May 11, 2004
Must Homeschoolers Provide a Public Education?

When Brendan Flask [not his real name] was 9 years old, he couldn't stand to go to public school. His teachers reported more and more problems trying to make him obey, resulting in many days of unexcused absences. The family tried a number of ways to resolve these problems, and finally decided to start homeschooling in December 2003. Little did they know their homeschool proposal would be rejected because it failed to provide a "free appropriate public education."

The family had little warning that there were problems. They turned in a home education proposal in December, met with the assistant superintendent later that month, and received a friendly letter back from her before the start of the next semester. She invited them to attend a "team" meeting to "review his individual education plan." The special education department sent letters saying, "Your child is an identified special needs student who is being homeschooled." No one suggested that the program had not been approved until a team meeting on February 26. Then, all of a sudden, the school officials announced that the parents were unable to provide the social support their son needed.

On February 27, 2004, the family received a notice that said, "Braintree Public Schools is proposing to act because a homeschool plan has been rejected by Braintree Public Schools since it does not support a free and appropriate public education for [Brendan]." A few weeks later, the school district formally requested a board of special education appeals hearing, saying, "At the present time, the student is unable to access special education due to the refusal of the parent to allow the services to be provided."

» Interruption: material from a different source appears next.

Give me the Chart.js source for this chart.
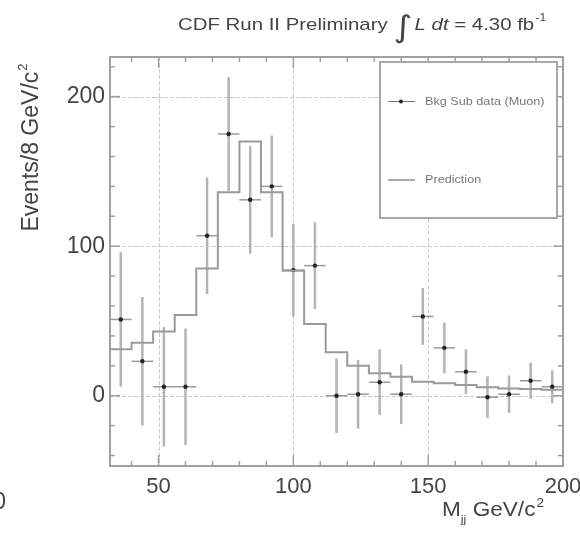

HSLDA attorney Scott Somerville flew to Boston to meet with the family and school officials. He pointed out the many procedural irregularities in the case, each of which served to deprive the parents of their opportunity to explain their plan and defend it. He informed the school officials that the child's own psychiatrist had initially recommended homeschooling, and was so pleased with the child's progress under the homeschool plan that the amount of psychiatric treatment had been substantially reduced. The parents explained how dramatically his behavior had changed since they began to teach him at home.

Under Massachusetts law, a school district may try to pursue special education hearings, but if the school district loses, they must pay the attorney's fees for the family. By contrast, the school district does not have to pay attorney fees to the family if there is a dispute over a home education proposal. The family and school officials agreed that it would be a good idea to first resolve the outstanding issues over the homeschool proposal before the matter went to special education proceedings.

Please pray for the Flask family as they submit a new home education proposal to Braintree. The home education program will be essentially the same, but they intend to give the school committee every opportunity to understand what they are doing and vote to approve it.